Jacques Borde. Oui, tout à fait. Dans un appareil qui sort des chaînes de montage US, il y a peu près de 30% d’européen (sic). Mais, avec des relations houleuses avec l’America First de Trump, la tentation pourrait être grande de revoir cette part à la baisse. Même si il est à noter que les appareils d’Airbus embarquent aussi leur lots d’équipements made in USA.

Mais si vous avez noté les propos de Trump à propos des Chevrolet pas assez nombreuses dans les rues de Berlin par rapport aux Mercedes, BMW et Audi dans celles de New York, le risque est aussi celui de baisses de nos ventes auprès des compagnies US…

Qu’y pouvons-nous ?

Jacques Borde. Trump reste avant tout un pragmatique. Il n’est pas à la recherche d’une confrontation avec les Européens. Ni avec que ce soit d’autre, je pense. Alors, cessons de lui chercher des poux dans la tête et discutons.

Si vous voulez, la guerre entre Airbus et Boeing n’en est plus vraiment une. Plus à couteaux tirés, en tout cas. Alors, évitons de donner des arguments à ceux qui voudraient à nouveau sortir les épées des fourreaux.

Mais, tout est lié, les questions économiques et géostratégiques ?

Jacques Borde. Oui, évidemment. Mais, là, comment noter que nous sommes, comment dire, complètement largués, par les Américains.

Ce que nous prenons pour des succès ne sont que des illusions. Comme notre ubuesque Conférence de Paris sur la question israélo-palestinienne.

Or, comme l’a fort bien noté, Eber Addad, « On se félicite que la Conférence de Paris de dimanche dernier ait été un soufflé qui est retombé, un flop et qu’en réalité rien ne se soit passé. Certains exultent en insistant sur le fait qu’il n’y avait pas lieu de s’inquiéter et que cette conférence n’était pas mal intentionnée. Ce n’est pas du tout le cas. La véritable raison de l’échec de cette conférence et du sinistre plan qu’Hollande avait élaboré sous la férule d’Obama, est le fait que le Royaume-Uni s’en est distancé et qu’il a, en plus, informé qu’en cas de suite à l’ONU il opposerait son veto. Le Royaume-Uni a été suivi par certains pays des Balkans pour empêcher l’Union Européenne d’adopter cette déclaration au grand dam de Mogherini. L’Australie, également, s’est désolidarisée de Hollande et la France n’a pas voulu mécontenter ce pays qui est sur le point de signer un énorme contrat de vente de sous–marins pour un montant de près de 35 Md€. Business is business ! Cela dit, Teresa May, la première ministre britannique, a agi de concert avec Donald Trump avec qui elle préfère avoir de bonnes relations qu’avec les deux losers, Obama à qui il ne reste que 3 jours maintenant et Hollande 3 mois… Avant même d’être président Trump a accompli énormément de choses aussi bien sur le plan économique que politique mais ne comptez pas sur la presse française atteinte de troubles obsessionnels graves et de partialité pathologique pour vous en parler ».

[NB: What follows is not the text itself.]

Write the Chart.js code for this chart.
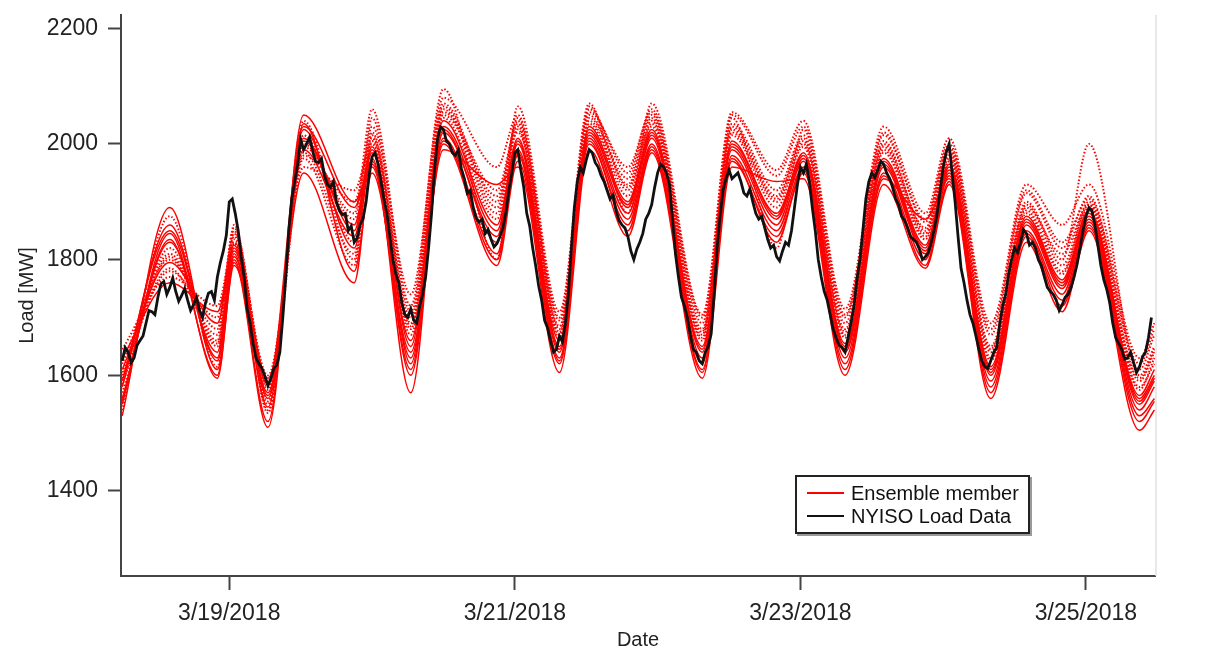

Quand allons-nous enfin ouvrir les yeux ? Les États-Unis ont, par leur poids, plus d’entregent que Bruxelles ou Paris. Et, d’ores et déjà, Londres a déjà changé de camp. Ou plutôt est resté dans celui qui a toujours été le sien depuis 1945 : celui de Washington quel que soit le président aux commandes…

Notes

1 En français : Il faut détruire Carthage, ou plus littéralement : Carthage est à détruire). Selon la tradition, Caton l’Ancien prononçait cette formule à chaque fois qu’il commençait ou terminait un discours devant le Sénat romain, quel qu’en fût le sujet.
2 Qui fut une aussi redoutable que discrète Secretary of State for the Home Department.
3 Vincent Lamigeon.
4 Vincent Lamigeon.
5 Alain Frachon, Obama & le désastre israélo-palestinien, Le Monde (15 avril 2016).
6 Laure Mandeville, Syrie : la politique conciliante d’Obama contestée par les siens, Le Figaro (21 juin 2016).
7 Guillaume Berlat.
8 Challenges n°504 (15 janvier 2016).